## Records with drawing code:
<<<<

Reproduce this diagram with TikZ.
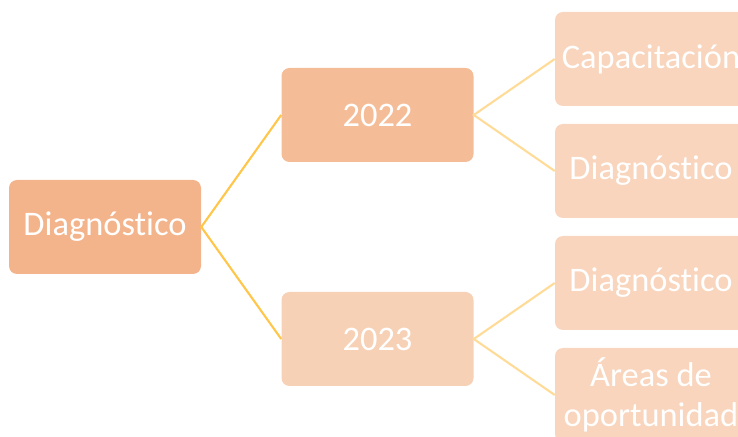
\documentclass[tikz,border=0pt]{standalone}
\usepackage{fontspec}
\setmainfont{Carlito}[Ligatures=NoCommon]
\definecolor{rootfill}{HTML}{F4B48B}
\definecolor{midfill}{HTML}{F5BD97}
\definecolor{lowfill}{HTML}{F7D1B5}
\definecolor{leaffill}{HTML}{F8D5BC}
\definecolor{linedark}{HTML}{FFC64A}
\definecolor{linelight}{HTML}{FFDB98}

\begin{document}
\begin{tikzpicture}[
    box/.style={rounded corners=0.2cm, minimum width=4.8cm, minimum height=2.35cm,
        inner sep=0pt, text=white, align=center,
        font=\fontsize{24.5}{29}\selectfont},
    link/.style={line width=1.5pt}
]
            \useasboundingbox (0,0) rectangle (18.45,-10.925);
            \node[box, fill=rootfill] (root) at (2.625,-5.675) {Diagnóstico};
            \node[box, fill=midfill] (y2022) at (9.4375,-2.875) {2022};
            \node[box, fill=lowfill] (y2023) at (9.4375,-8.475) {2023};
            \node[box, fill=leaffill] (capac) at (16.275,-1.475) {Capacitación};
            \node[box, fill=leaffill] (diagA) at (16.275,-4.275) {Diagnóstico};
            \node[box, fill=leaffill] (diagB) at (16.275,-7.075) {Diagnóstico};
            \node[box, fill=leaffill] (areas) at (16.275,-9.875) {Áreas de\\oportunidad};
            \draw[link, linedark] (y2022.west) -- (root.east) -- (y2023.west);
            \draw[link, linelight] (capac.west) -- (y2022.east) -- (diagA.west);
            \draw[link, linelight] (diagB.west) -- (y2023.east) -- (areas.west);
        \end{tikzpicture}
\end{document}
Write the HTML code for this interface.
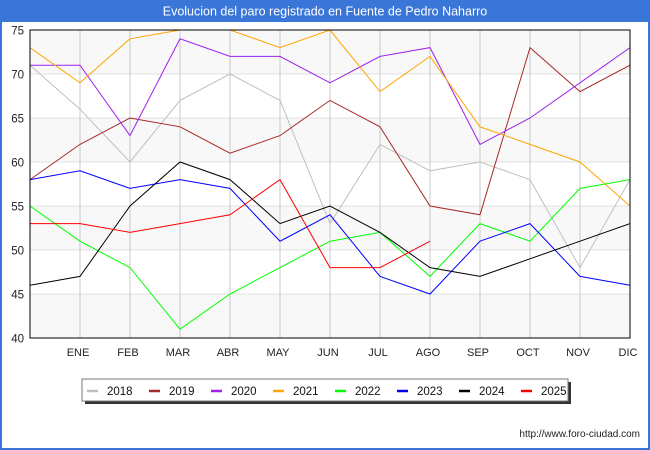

>>>>

Repeat each record exactly, with the pictures left out.

## Result of the task:
Reproduce this diagram with TikZ.
\documentclass[tikz,border=0pt]{standalone}
\usepackage{fontspec}
\setmainfont{Carlito}[Ligatures=NoCommon]
\definecolor{rootfill}{HTML}{F4B48B}
\definecolor{midfill}{HTML}{F5BD97}
\definecolor{lowfill}{HTML}{F7D1B5}
\definecolor{leaffill}{HTML}{F8D5BC}
\definecolor{linedark}{HTML}{FFC64A}
\definecolor{linelight}{HTML}{FFDB98}

\begin{document}
\begin{tikzpicture}[
    box/.style={rounded corners=0.2cm, minimum width=4.8cm, minimum height=2.35cm,
        inner sep=0pt, text=white, align=center,
        font=\fontsize{24.5}{29}\selectfont},
    link/.style={line width=1.5pt}
]
            \useasboundingbox (0,0) rectangle (18.45,-10.925);
            \node[box, fill=rootfill] (root) at (2.625,-5.675) {Diagnóstico};
            \node[box, fill=midfill] (y2022) at (9.4375,-2.875) {2022};
            \node[box, fill=lowfill] (y2023) at (9.4375,-8.475) {2023};
            \node[box, fill=leaffill] (capac) at (16.275,-1.475) {Capacitación};
            \node[box, fill=leaffill] (diagA) at (16.275,-4.275) {Diagnóstico};
            \node[box, fill=leaffill] (diagB) at (16.275,-7.075) {Diagnóstico};
            \node[box, fill=leaffill] (areas) at (16.275,-9.875) {Áreas de\\oportunidad};
            \draw[link, linedark] (y2022.west) -- (root.east) -- (y2023.west);
            \draw[link, linelight] (capac.west) -- (y2022.east) -- (diagA.west);
            \draw[link, linelight] (diagB.west) -- (y2023.east) -- (areas.west);
        \end{tikzpicture}
\end{document}
Write the HTML code for this interface.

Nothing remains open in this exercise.